DATASET EXTRACT:
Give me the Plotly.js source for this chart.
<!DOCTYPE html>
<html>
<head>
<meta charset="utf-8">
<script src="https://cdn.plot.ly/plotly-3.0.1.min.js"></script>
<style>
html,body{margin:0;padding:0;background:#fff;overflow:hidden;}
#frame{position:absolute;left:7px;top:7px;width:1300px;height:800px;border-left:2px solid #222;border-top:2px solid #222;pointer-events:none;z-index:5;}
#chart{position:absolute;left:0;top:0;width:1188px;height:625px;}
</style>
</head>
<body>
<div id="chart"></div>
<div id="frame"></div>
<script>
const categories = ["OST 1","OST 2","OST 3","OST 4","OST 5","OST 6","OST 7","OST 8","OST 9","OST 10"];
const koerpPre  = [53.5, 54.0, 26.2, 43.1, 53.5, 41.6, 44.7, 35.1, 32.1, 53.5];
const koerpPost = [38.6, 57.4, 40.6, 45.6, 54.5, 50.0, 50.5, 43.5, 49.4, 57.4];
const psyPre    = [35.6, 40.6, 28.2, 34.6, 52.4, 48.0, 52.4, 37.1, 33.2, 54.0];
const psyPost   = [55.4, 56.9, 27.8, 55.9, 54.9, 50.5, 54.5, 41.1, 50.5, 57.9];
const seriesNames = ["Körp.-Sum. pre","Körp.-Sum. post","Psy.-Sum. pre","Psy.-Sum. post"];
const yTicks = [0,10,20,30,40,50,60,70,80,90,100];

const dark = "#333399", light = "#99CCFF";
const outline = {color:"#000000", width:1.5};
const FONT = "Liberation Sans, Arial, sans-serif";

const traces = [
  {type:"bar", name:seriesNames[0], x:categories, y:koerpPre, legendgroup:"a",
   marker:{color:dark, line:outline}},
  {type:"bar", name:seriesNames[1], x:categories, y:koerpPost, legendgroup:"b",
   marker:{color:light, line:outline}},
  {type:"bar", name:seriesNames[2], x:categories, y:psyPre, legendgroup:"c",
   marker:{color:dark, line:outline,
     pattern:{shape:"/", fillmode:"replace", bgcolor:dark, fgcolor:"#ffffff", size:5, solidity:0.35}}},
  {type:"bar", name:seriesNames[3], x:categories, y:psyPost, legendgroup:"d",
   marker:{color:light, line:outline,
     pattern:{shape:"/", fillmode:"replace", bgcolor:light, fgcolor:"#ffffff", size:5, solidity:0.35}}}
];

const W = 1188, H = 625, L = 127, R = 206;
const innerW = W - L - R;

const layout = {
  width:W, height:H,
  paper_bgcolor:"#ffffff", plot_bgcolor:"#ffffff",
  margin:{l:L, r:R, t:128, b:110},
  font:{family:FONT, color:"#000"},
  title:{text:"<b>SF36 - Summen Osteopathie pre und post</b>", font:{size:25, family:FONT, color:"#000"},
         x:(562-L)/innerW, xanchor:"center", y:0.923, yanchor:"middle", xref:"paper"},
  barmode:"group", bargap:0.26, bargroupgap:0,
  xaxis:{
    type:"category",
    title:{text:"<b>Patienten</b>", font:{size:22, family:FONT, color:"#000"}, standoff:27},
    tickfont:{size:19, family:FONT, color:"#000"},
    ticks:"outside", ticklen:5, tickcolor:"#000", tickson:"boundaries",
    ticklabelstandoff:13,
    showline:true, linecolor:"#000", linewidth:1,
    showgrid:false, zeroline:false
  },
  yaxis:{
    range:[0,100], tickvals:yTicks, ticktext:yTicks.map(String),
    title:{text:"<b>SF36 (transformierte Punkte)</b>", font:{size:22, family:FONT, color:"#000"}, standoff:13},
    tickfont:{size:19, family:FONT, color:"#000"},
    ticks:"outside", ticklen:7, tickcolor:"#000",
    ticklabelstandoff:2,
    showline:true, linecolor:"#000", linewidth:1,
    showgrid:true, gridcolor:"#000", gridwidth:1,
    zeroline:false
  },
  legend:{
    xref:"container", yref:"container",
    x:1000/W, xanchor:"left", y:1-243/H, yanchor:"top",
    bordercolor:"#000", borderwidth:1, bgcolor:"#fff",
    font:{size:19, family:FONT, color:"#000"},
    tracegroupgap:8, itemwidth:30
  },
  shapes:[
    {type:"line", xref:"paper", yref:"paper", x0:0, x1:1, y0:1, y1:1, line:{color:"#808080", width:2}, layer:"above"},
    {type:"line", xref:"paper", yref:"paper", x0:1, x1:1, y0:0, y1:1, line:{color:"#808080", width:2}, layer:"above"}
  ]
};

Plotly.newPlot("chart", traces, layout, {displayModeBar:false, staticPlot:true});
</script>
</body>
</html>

DIRECTION:
Quote the material exactly, leaving nothing out.

TASK SOLUTION:
Give me the Plotly.js source for this chart.
<!DOCTYPE html>
<html>
<head>
<meta charset="utf-8">
<script src="https://cdn.plot.ly/plotly-3.0.1.min.js"></script>
<style>
html,body{margin:0;padding:0;background:#fff;overflow:hidden;}
#frame{position:absolute;left:7px;top:7px;width:1300px;height:800px;border-left:2px solid #222;border-top:2px solid #222;pointer-events:none;z-index:5;}
#chart{position:absolute;left:0;top:0;width:1188px;height:625px;}
</style>
</head>
<body>
<div id="chart"></div>
<div id="frame"></div>
<script>
const categories = ["OST 1","OST 2","OST 3","OST 4","OST 5","OST 6","OST 7","OST 8","OST 9","OST 10"];
const koerpPre  = [53.5, 54.0, 26.2, 43.1, 53.5, 41.6, 44.7, 35.1, 32.1, 53.5];
const koerpPost = [38.6, 57.4, 40.6, 45.6, 54.5, 50.0, 50.5, 43.5, 49.4, 57.4];
const psyPre    = [35.6, 40.6, 28.2, 34.6, 52.4, 48.0, 52.4, 37.1, 33.2, 54.0];
const psyPost   = [55.4, 56.9, 27.8, 55.9, 54.9, 50.5, 54.5, 41.1, 50.5, 57.9];
const seriesNames = ["Körp.-Sum. pre","Körp.-Sum. post","Psy.-Sum. pre","Psy.-Sum. post"];
const yTicks = [0,10,20,30,40,50,60,70,80,90,100];

const dark = "#333399", light = "#99CCFF";
const outline = {color:"#000000", width:1.5};
const FONT = "Liberation Sans, Arial, sans-serif";

const traces = [
  {type:"bar", name:seriesNames[0], x:categories, y:koerpPre, legendgroup:"a",
   marker:{color:dark, line:outline}},
  {type:"bar", name:seriesNames[1], x:categories, y:koerpPost, legendgroup:"b",
   marker:{color:light, line:outline}},
  {type:"bar", name:seriesNames[2], x:categories, y:psyPre, legendgroup:"c",
   marker:{color:dark, line:outline,
     pattern:{shape:"/", fillmode:"replace", bgcolor:dark, fgcolor:"#ffffff", size:5, solidity:0.35}}},
  {type:"bar", name:seriesNames[3], x:categories, y:psyPost, legendgroup:"d",
   marker:{color:light, line:outline,
     pattern:{shape:"/", fillmode:"replace", bgcolor:light, fgcolor:"#ffffff", size:5, solidity:0.35}}}
];

const W = 1188, H = 625, L = 127, R = 206;
const innerW = W - L - R;

const layout = {
  width:W, height:H,
  paper_bgcolor:"#ffffff", plot_bgcolor:"#ffffff",
  margin:{l:L, r:R, t:128, b:110},
  font:{family:FONT, color:"#000"},
  title:{text:"<b>SF36 - Summen Osteopathie pre und post</b>", font:{size:25, family:FONT, color:"#000"},
         x:(562-L)/innerW, xanchor:"center", y:0.923, yanchor:"middle", xref:"paper"},
  barmode:"group", bargap:0.26, bargroupgap:0,
  xaxis:{
    type:"category",
    title:{text:"<b>Patienten</b>", font:{size:22, family:FONT, color:"#000"}, standoff:27},
    tickfont:{size:19, family:FONT, color:"#000"},
    ticks:"outside", ticklen:5, tickcolor:"#000", tickson:"boundaries",
    ticklabelstandoff:13,
    showline:true, linecolor:"#000", linewidth:1,
    showgrid:false, zeroline:false
  },
  yaxis:{
    range:[0,100], tickvals:yTicks, ticktext:yTicks.map(String),
    title:{text:"<b>SF36 (transformierte Punkte)</b>", font:{size:22, family:FONT, color:"#000"}, standoff:13},
    tickfont:{size:19, family:FONT, color:"#000"},
    ticks:"outside", ticklen:7, tickcolor:"#000",
    ticklabelstandoff:2,
    showline:true, linecolor:"#000", linewidth:1,
    showgrid:true, gridcolor:"#000", gridwidth:1,
    zeroline:false
  },
  legend:{
    xref:"container", yref:"container",
    x:1000/W, xanchor:"left", y:1-243/H, yanchor:"top",
    bordercolor:"#000", borderwidth:1, bgcolor:"#fff",
    font:{size:19, family:FONT, color:"#000"},
    tracegroupgap:8, itemwidth:30
  },
  shapes:[
    {type:"line", xref:"paper", yref:"paper", x0:0, x1:1, y0:1, y1:1, line:{color:"#808080", width:2}, layer:"above"},
    {type:"line", xref:"paper", yref:"paper", x0:1, x1:1, y0:0, y1:1, line:{color:"#808080", width:2}, layer:"above"}
  ]
};

Plotly.newPlot("chart", traces, layout, {displayModeBar:false, staticPlot:true});
</script>
</body>
</html>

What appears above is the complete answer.